SPORTS OLY-SWM-ROBBERY MI

Here are the facts.

1. On Aug. 14, Fox Sports Australia and The Mirror reported Ryan Lochte had been held up at gunpoint at a party in Brazil.

2. The Director of Communication for the IOC, Mark Adams, said the swimmer’s story was not true.

3. Rio police began to investigate the accusations and found no proof that a robbery ever happened.

4. Brazilian authorities pulled two US swimmers off of a flight out of Rio (Lochte had already made his way back to the states) to answer questions about what really took place.

5. Lochte doubled down on his story, changing some key details along the way.

6. ABC finally reported that the robbery-at-gunpoint never actually happened and instead “one of the swimmers was seen on CCTV footage breaking down the door to the bathroom at the gas station and fighting with a security guard.”

7. Lochte stated he “over-exaggerated” his story and that he was “immature.”

8. Ryan Lochte, Olympic gold-medalist with the hair of a Bond villain, is an idiot.

Phew...

Over the past few weeks, the Ryan Lochte saga has somehow become as big as the Olympics.

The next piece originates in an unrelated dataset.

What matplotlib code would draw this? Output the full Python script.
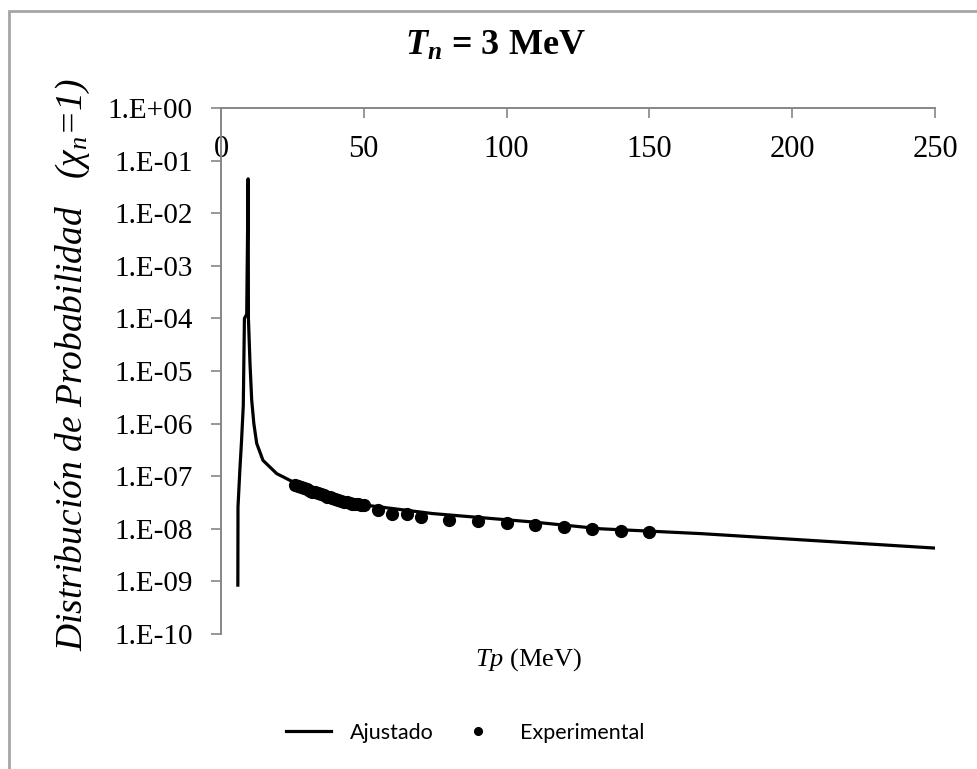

With ebbs and flows that rival that of a Mexican soap opera, finding out what actually happened on the night of Aug. 13 became the prevailing story for American news networks.

With all this coverage, however, it seems the main response by the media and general public is to just make fun of Lochte through memes and jokes. When the story broke, not enough was made of the fact this man caused an international incident with outright lies. In fact, many are defending Lochte by trying to sweep this story under the rug.

“Let’s give these kids a break. Sometimes you take actions that you later regret. They are magnificent athletes,” Mario Andrada, Communications Director for Rio 2016 said. “Lochte is one of the best swimmers of all time. They had fun. They made a mistake. It’s part of life. Life goes on. Let’s go.”

What makes this imprudent response so blasphemous and unfathomable is the response to another “mistake” by an American Olympian.

Gabby Douglas, a U.S. gymnast, was recently attacked for how she stood during the Star-Spangled Banner at her medal ceremony. “The next time Gabby Douglas stands on a podium for the national anthem, she can forget the words, disagree with them, protest them,” said Bill Plaschke, a Los Angeles Times writer. “But here’s hoping she never again ignores the weight of their meaning.”

This response is remarkable in how absurd it is.

The immediate take by the media and Twitter users with eggs as avatars was that an athlete should act “how it should be done.” This often sparks an angrier response than when someone actually does something worth being upset about.

This brings up the still-fundamental debate on race and the response to athletes of different colors in the spotlight. Phelps, in these same Rio Olympics, was laughing during the anthem yet his actions were dismissed as simply “emotional.”

There’s a distinct clash in the reaction regarding the race of the athlete.

Lochte comes off as a goofball and oaf who just made a wrong decision, while Gabby Douglas is seen as unpatriotic. Ryan Lochte is white. Gabby Douglas is black. If you don’t think race has anything to do with this, you’re either blissfully oblivious or willfully ignorant.

Ta-Nehisi Coates, national correspondent for The Atlantic, often writes about the concept of being twice as good. “All my life I’d heard people tell their black boys and black girls to ‘be twice as good,’ which is to say ‘accept half as much,’” Coates wrote in his book “Between the World and Me.” “These words would be spoken with a veneer of religious nobility, as though they evidenced some unspoken quality, some undetected courage, when in fact all they evidenced was the gun to our head and the hand in our pocket.”

Unexpectedly, these Olympics have given even more credence to Coates’ idea. This story is important, just not for the reasons that everyone expects. Ryan Lochte’s idiocy has given us a glimpse into the racism and biases that are still dominant in our society.